Scan the records below for the line with "Convert this chart to Altair code." and the line with "ys = alt.Scale(domain=[0.175, 1.86], nice=False, zero=False)", and retype that range exactly, both ends included, pictures excepted.

- GIVEN INFORMATION
*****

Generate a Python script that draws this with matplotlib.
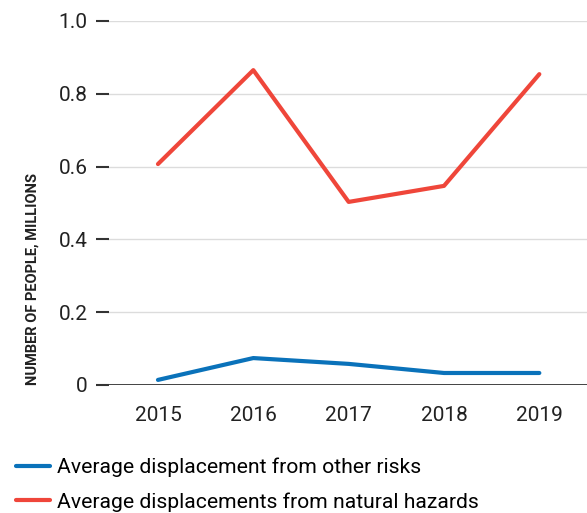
import matplotlib.pyplot as plt
import numpy as np

years = [2015, 2016, 2017, 2018, 2019]
other_risks = [0.014, 0.074, 0.058, 0.033, 0.033]
natural_hazards = [0.607, 0.865, 0.503, 0.547, 0.854]
y_ticks = [0, 0.2, 0.4, 0.6, 0.8, 1.0]
y_labels = ['0', '0.2', '0.4', '0.6', '0.8', '1.0']

plt.rcParams['font.family'] = ['Roboto', 'DejaVu Sans']

fig = plt.figure(figsize=(5.87, 5.13), dpi=100)
ax = fig.add_axes([96 / 587, 1 - 385 / 513, 1 - 96 / 587, (385 - 21) / 513])

blue = '#0a72ba'
red = '#ef463a'

# gridlines start just right of the tick dashes
gx = 12 / 491
for t in y_ticks[1:]:
    ax.axhline(t, xmin=gx, color='#dcdcdc', lw=1, zorder=0)
ax.axhline(0, color='#222222', lw=1.2, zorder=1)

ax.plot(years, other_risks, color=blue, lw=3, solid_capstyle='round',
        label='Average displacement from other risks', zorder=3)
ax.plot(years, natural_hazards, color=red, lw=3, solid_capstyle='round',
        label='Average displacements from natural hazards', zorder=3)

ax.set_xlim(2014.35, 2019.5)
ax.set_ylim(0, 1.0)
ax.set_yticks(y_ticks)
ax.set_yticklabels(y_labels)
ax.set_xticks(years)
ax.set_xticklabels([str(y) for y in years])

for s in ax.spines.values():
    s.set_visible(False)

ax.tick_params(axis='y', direction='in', length=9, width=1.5, color='#333333',
               pad=6, labelsize=15, labelcolor='#222222')
ax.tick_params(axis='x', length=0, pad=15, labelsize=15, labelcolor='#222222')

ax.set_ylabel('NUMBER OF PEOPLE, MILLIONS', fontsize=10.5, fontweight='bold',
              color='#222222')
ax.yaxis.set_label_coords(-0.115, 0.0, transform=ax.transAxes)
ax.yaxis.label.set_va('bottom')
ax.yaxis.label.set_ha('left')

fig.legend(loc='upper left', bbox_to_anchor=(0.027, 0.108), frameon=False,
           fontsize=15.2, handlelength=1.6, handletextpad=0.35, labelspacing=0.72,
           borderaxespad=0, borderpad=0)

fig.savefig('out.png', dpi=100)
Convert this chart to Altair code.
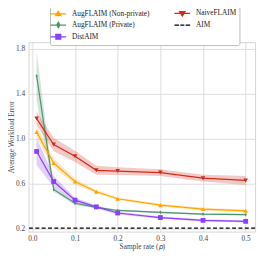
import altair as alt
import pandas as pd

# ---- data ----
sample_rate = [0.01, 0.05, 0.1, 0.15, 0.2, 0.3, 0.4, 0.5]

non_private = [1.06, 0.785, 0.62, 0.53, 0.467, 0.41, 0.375, 0.36]
non_private_err = [0.05, 0.04, 0.025, 0.015, 0.012, 0.012, 0.012, 0.012]

private = [1.56, 0.55, 0.427, 0.39, 0.363, 0.346, 0.33, 0.326]
private_err = [0.22, 0.02, 0.015, 0.01, 0.008, 0.008, 0.008, 0.008]

dist_aim = [0.888, 0.62, 0.455, 0.395, 0.34, 0.30, 0.275, 0.266]
dist_aim_err = [0.12, 0.05, 0.02, 0.015, 0.012, 0.01, 0.01, 0.01]

naive = [1.18, 0.95, 0.845, 0.72, 0.713, 0.70, 0.65, 0.63]
naive_err = [0.06, 0.06, 0.05, 0.04, 0.035, 0.03, 0.03, 0.04]

aim_value = 0.205

names = ["AugFLAIM (Non-private)", "AugFLAIM (Private)", "DistAIM", "NaiveFLAIM", "AIM"]
colors = ["#ffa500", "#4e946a", "#8a3ffc", "#d42a1c", "#000000"]
x_ticks = [0.0, 0.1, 0.2, 0.3, 0.4, 0.5]
y_ticks = [0.2, 0.4, 0.6, 0.8, 1.0, 1.2, 1.4, 1.6, 1.8]

series = {
    "AugFLAIM (Private)": (private, private_err),
    "AugFLAIM (Non-private)": (non_private, non_private_err),
    "DistAIM": (dist_aim, dist_aim_err),
    "NaiveFLAIM": (naive, naive_err),
}
color_of = dict(zip(names, colors))

rows = []
for name, (vals, errs) in series.items():
    for x, v, e in zip(sample_rate, vals, errs):
        rows.append({"series": name, "p": x, "err": v, "lo": v - e, "hi": v + e})
df = pd.DataFrame(rows)
legend_df = pd.DataFrame({"series": names})

FONT = "Liberation Serif"

xs = alt.Scale(domain=[-0.009, 0.522], nice=False, zero=False)
ys = alt.Scale(domain=[0.175, 1.86], nice=False, zero=False)

xenc = alt.X("p:Q", scale=xs,
             axis=alt.Axis(values=x_ticks, format=".1f", title="Sample rate (𝑝)",
                           grid=True, domain=False, ticks=False, labelPadding=3,
                           titlePadding=1, labelOverlap=False))
yenc = alt.Y("err:Q", scale=ys,
             axis=alt.Axis(values=y_ticks, format=".1f", title="Average Workload Error",
                           grid=True, domain=False, ticks=False, labelPadding=4,
                           titleX=-13, labelOverlap=False))

base = alt.Chart(df)

marker_shapes = {
    "AugFLAIM (Non-private)": ("triangle-up", 22),
    "AugFLAIM (Private)": ("M0,-1L0.55,0L0,1L-0.55,0Z", 16),
    "DistAIM": ("square", 24),
    "NaiveFLAIM": ("triangle-down", 22),
}

band_layers, line_layers, point_layers = [], [], []
for name in series:
    c = color_of[name]
    shp, sz = marker_shapes[name]
    sub = base.transform_filter(alt.datum.series == name)
    band_layers.append(sub.mark_area(opacity=0.25, color=c).encode(
        x=xenc, y=alt.Y("lo:Q", scale=ys), y2="hi:Q"))
    line_layers.append(sub.mark_line(strokeWidth=1.2, color=c).encode(x=xenc, y=yenc))
    point_layers.append(sub.mark_point(filled=True, opacity=1, shape=shp, size=sz, color=c)
                        .encode(x=xenc, y=yenc))

aim_rule = alt.Chart(legend_df).transform_filter(alt.datum.series == "AIM").mark_rule(
    color="black", strokeDash=[4, 2.5], strokeWidth=1.3
).encode(y=alt.datum(aim_value, scale=ys))

# legend-only layer (invisible marks, custom line+marker symbols)
L = 1.78
legend_paths = [
    f"M-{L},0H{L}M0,-0.6L0.6,0.4L-0.6,0.4Z",
    f"M-{L},0H{L}M0,-0.62L0.35,0L0,0.62L-0.35,0Z",
    f"M-{L},0H{L}M-0.55,-0.55H0.55V0.55H-0.55Z",
    f"M-{L},0H{L}M0,0.6L0.6,-0.4L-0.6,-0.4Z",
    f"M-{L},0H-0.75M-0.45,0H0.45M0.75,0H{L}",
]
leg = alt.Legend(title=None, orient="none", legendX=22, legendY=-38, columns=2,
                 symbolSize=81, symbolStrokeWidth=1.3, symbolOpacity=1,
                 labelOffset=8.5, labelFont=FONT, labelFontSize=7.5,
                 labelColor="#222222", rowPadding=1, columnPadding=22,
                 padding=3, fillColor="white", strokeColor="#bbbbbb",
                 cornerRadius=2)
legend_layer = alt.Chart(legend_df).mark_point(filled=True, opacity=0).encode(
    color=alt.Color("series:N", scale=alt.Scale(domain=names, range=colors), legend=leg, sort=names),
    stroke=alt.Stroke("series:N", scale=alt.Scale(domain=names, range=colors), legend=leg, sort=names),
    shape=alt.Shape("series:N", scale=alt.Scale(domain=names, range=legend_paths), legend=leg, sort=names),
)

chart = alt.layer(*band_layers, *line_layers, *point_layers, aim_rule, legend_layer).properties(
    width=232, height=194,
    autosize=alt.AutoSizeParams(type="none"),
    padding={"left": 21, "top": 32, "right": 3, "bottom": 21},
).configure_view(
    stroke="#d5d5d5"
).configure_axis(
    labelFont=FONT, titleFont=FONT, labelFontSize=7.5, titleFontSize=7.5,
    labelColor="#444444", titleColor="#444444", gridColor="#dddddd",
    titleFontWeight="normal",
)

chart.save("out.html", embed_options={"renderer": "svg", "actions": False})
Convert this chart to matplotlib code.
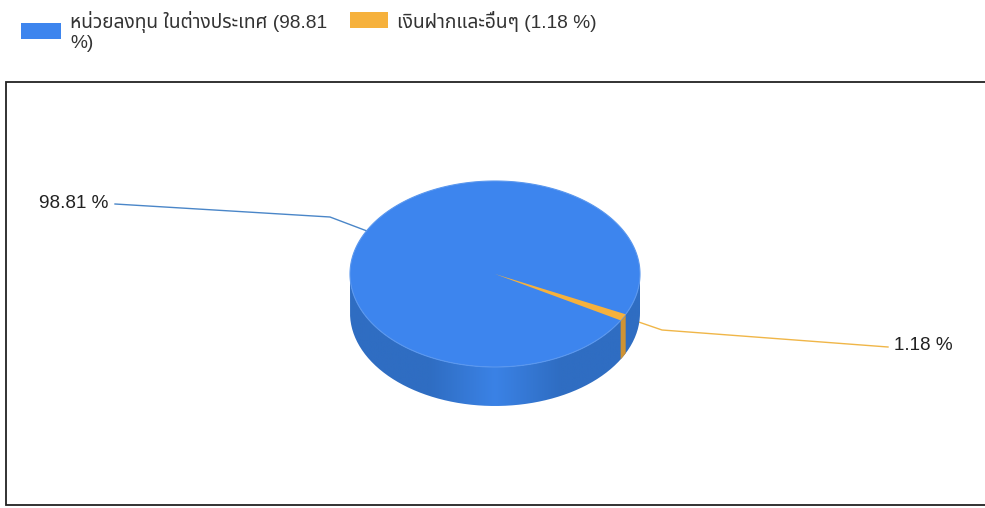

*****

- RESULT OF THIS EXERCISE
Convert this chart to Altair code.
import altair as alt
import pandas as pd

# ---- data ----
sample_rate = [0.01, 0.05, 0.1, 0.15, 0.2, 0.3, 0.4, 0.5]

non_private = [1.06, 0.785, 0.62, 0.53, 0.467, 0.41, 0.375, 0.36]
non_private_err = [0.05, 0.04, 0.025, 0.015, 0.012, 0.012, 0.012, 0.012]

private = [1.56, 0.55, 0.427, 0.39, 0.363, 0.346, 0.33, 0.326]
private_err = [0.22, 0.02, 0.015, 0.01, 0.008, 0.008, 0.008, 0.008]

dist_aim = [0.888, 0.62, 0.455, 0.395, 0.34, 0.30, 0.275, 0.266]
dist_aim_err = [0.12, 0.05, 0.02, 0.015, 0.012, 0.01, 0.01, 0.01]

naive = [1.18, 0.95, 0.845, 0.72, 0.713, 0.70, 0.65, 0.63]
naive_err = [0.06, 0.06, 0.05, 0.04, 0.035, 0.03, 0.03, 0.04]

aim_value = 0.205

names = ["AugFLAIM (Non-private)", "AugFLAIM (Private)", "DistAIM", "NaiveFLAIM", "AIM"]
colors = ["#ffa500", "#4e946a", "#8a3ffc", "#d42a1c", "#000000"]
x_ticks = [0.0, 0.1, 0.2, 0.3, 0.4, 0.5]
y_ticks = [0.2, 0.4, 0.6, 0.8, 1.0, 1.2, 1.4, 1.6, 1.8]

series = {
    "AugFLAIM (Private)": (private, private_err),
    "AugFLAIM (Non-private)": (non_private, non_private_err),
    "DistAIM": (dist_aim, dist_aim_err),
    "NaiveFLAIM": (naive, naive_err),
}
color_of = dict(zip(names, colors))

rows = []
for name, (vals, errs) in series.items():
    for x, v, e in zip(sample_rate, vals, errs):
        rows.append({"series": name, "p": x, "err": v, "lo": v - e, "hi": v + e})
df = pd.DataFrame(rows)
legend_df = pd.DataFrame({"series": names})

FONT = "Liberation Serif"

xs = alt.Scale(domain=[-0.009, 0.522], nice=False, zero=False)
ys = alt.Scale(domain=[0.175, 1.86], nice=False, zero=False)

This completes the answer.